Con la misma indiferencia con la que una
candidatura olímpica aspira a organizar una competición que gusta de enunciar
que lo importante es participar sin que eso rija en su conducta política, una
marca de coches imprimía hace unos días un anuncio que arriba honra el esfuerzo
en la derrota enésima, y abajo, firma categóricamente que o lo mejor o nada. No
hay dos líneas de salida iguales, y por eso Tokio es mejor candidatura, y no
hay dos metas que se parezcan, y por eso a nadie debería extrañar que la
candidatura española sea rechazada ante la certeza de que su concesión habría
servido para asombrar al mundo con esa competición de relevos en la que España
descolla: la que va de la corrupción empresarial a la financiación ilegal de
los partidos, la que de la ostentación a la impunidad, la que del fraude fiscal
al mínimo civismo.

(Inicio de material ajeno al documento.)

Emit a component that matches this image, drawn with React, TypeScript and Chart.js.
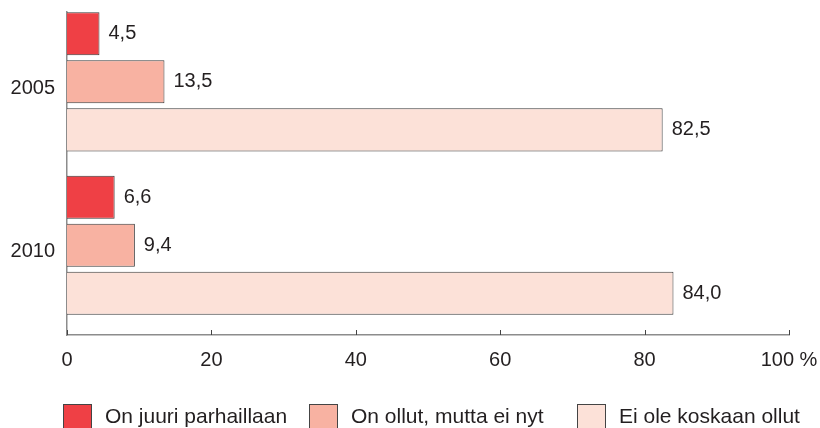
import React, { useEffect, useRef } from "react";
import { Chart, registerables } from "chart.js";

Chart.register(...registerables);

const categories = ["2005", "2010"];
const seriesNames = ["On juuri parhaillaan", "On ollut, mutta ei nyt", "Ei ole koskaan ollut"];
const seriesCurrent = [4.5, 6.6];
const seriesPast = [13.5, 9.4];
const seriesNever = [82.5, 84.0];
const seriesColors = ["#EF4045", "#F8B2A2", "#FCE1D8"];
const xTicks = [0, 20, 40, 60, 80, 100];

const FONT = "'Liberation Sans', Arial, Helvetica, sans-serif";
const TEXT = "#231f20";
const AXIS = "#8c8c8c";
const LEGEND_X = [63, 309, 577];

const fmt = (v: number) => v.toFixed(1).replace(".", ",");

const valueLabels = {
  id: "valueLabels",
  afterDatasetsDraw(chart: any) {
    const ctx = chart.ctx;
    ctx.save();
    ctx.font = `20px ${FONT}`;
    ctx.fillStyle = TEXT;
    ctx.textAlign = "left";
    ctx.textBaseline = "middle";
    chart.data.datasets.forEach((ds: any, i: number) => {
      const meta = chart.getDatasetMeta(i);
      meta.data.forEach((el: any, j: number) => {
        const v = ds.data[j].x;
        ctx.fillText(fmt(v), el.x + 9, el.y);
      });
    });
    ctx.restore();
  },
};

const axisTicks = {
  id: "axisTicks",
  afterDraw(chart: any) {
    const ctx = chart.ctx;
    const xs = chart.scales.x;
    const bottom = chart.chartArea.bottom;
    ctx.save();
    ctx.strokeStyle = "#444";
    ctx.lineWidth = 1;
    xs.ticks.forEach((t: any) => {
      const px = Math.round(xs.getPixelForValue(t.value)) + 0.5;
      ctx.beginPath();
      ctx.moveTo(px, bottom);
      ctx.lineTo(px, bottom - 5);
      ctx.stroke();
    });
    ctx.restore();
  },
};

const customLegend = {
  id: "customLegend",
  afterDraw(chart: any) {
    const ctx = chart.ctx;
    ctx.save();
    ctx.font = `21px ${FONT}`;
    ctx.textAlign = "left";
    ctx.textBaseline = "middle";
    chart.data.datasets.forEach((ds: any, i: number) => {
      const x = LEGEND_X[i];
      const y = 404;
      ctx.fillStyle = ds.backgroundColor;
      ctx.fillRect(x, y, 29, 29);
      ctx.strokeStyle = "#444";
      ctx.lineWidth = 1;
      ctx.strokeRect(x + 0.5, y + 0.5, 28, 28);
      ctx.fillStyle = TEXT;
      ctx.fillText(ds.label, x + 42, 417);
    });
    ctx.restore();
  },
};

export default function App() {
  const ref = useRef<HTMLCanvasElement | null>(null);

  useEffect(() => {
    if (!ref.current) return;
    const allSeries = [seriesCurrent, seriesPast, seriesNever];
    const chart = new Chart(ref.current, {
      type: "bar",
      data: {
        datasets: allSeries.map((vals, i) => ({
          label: seriesNames[i],
          data: vals.map((v, j) => ({ x: v, y: j })),
          backgroundColor: seriesColors[i],
          borderColor: "#3a3a3a",
          borderWidth: 1,
          categoryPercentage: 0.882,
          barPercentage: 0.896,
        })),
      },
      options: {
        indexAxis: "y",
        animation: false,
        responsive: true,
        maintainAspectRatio: false,
        layout: { padding: { top: 12, right: 31, bottom: 53, left: 0 } },
        plugins: {
          legend: { display: false },
          tooltip: { enabled: false },
        },
        scales: {
          x: {
            type: "linear",
            min: 0,
            max: 100,
            offset: false,
            afterBuildTicks: (s: any) => {
              s.ticks = xTicks.map((v) => ({ value: v }));
            },
            afterFit: (s: any) => {
              s.height = 40;
              s.paddingLeft = 0;
              s.paddingRight = 0;
            },
            grid: { display: false, drawTicks: false },
            border: { display: true, color: AXIS, width: 1.5 },
            ticks: {
              padding: 13,
              color: TEXT,
              font: { family: FONT, size: 20 },
              maxRotation: 0,
              callback: (v: any) => (v === 100 ? "100 %" : String(v)),
            },
          },
          y: {
            type: "linear",
            min: -0.427,
            max: 1.549,
            reverse: true,
            offset: false,
            afterBuildTicks: (s: any) => {
              s.ticks = categories.map((_, i) => ({ value: i }));
            },
            afterFit: (s: any) => {
              s.width = 67;
              s.paddingTop = 0;
              s.paddingBottom = 0;
            },
            grid: { display: false, drawTicks: false, offset: false },
            border: { display: true, color: AXIS, width: 1.5 },
            ticks: {
              padding: 12,
              labelOffset: 6.5,
              color: TEXT,
              font: { family: FONT, size: 20 },
              callback: (v: any) => categories[v] ?? "",
            },
          },
        },
      },
      plugins: [valueLabels, axisTicks, customLegend],
    } as any);
    return () => chart.destroy();
  }, []);

  return (
    <div style={{ position: "absolute", left: 0, top: 0, width: 820, height: 428, overflow: "hidden" }}>
      <canvas ref={ref} />
    </div>
  );
}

No es necesario advertir el patetismo con el que se intenta
camuflar la ignorancia de un lenguaje –el inglés- que el alcalde de una capital
europea debería dominar por mero amor propio para entender que el espíritu
olímpico, o su símbolo, la multiculturalidad, que se pretende representar es
una farsa más de la política nacional. Las elecciones, como la aplicación
frecuente de la labor de oposición desde ese mismo partido, se ganan en nuestro
país mediante el dopaje más descarado: el de la interferencia de sustancias
mafiosas –los casinos proyectados en alcorcón-, reaccionarias –la iglesia
local-, o directamente delictivas –la trama que hilvana el soborno empresarial con
la financiación explícita del partido político que ostenta el poder. No es lo
mismo necesitar unos juegos olímpicos que merecerlos. Si no se logran es porque
por cada presentación cada cuatro años que aspira a lo primero, hay una diaria
que pugna lo segundo. Qué si no medallas al sinsentido permanente cuelgan de
nuestros representantes institucionales donde van.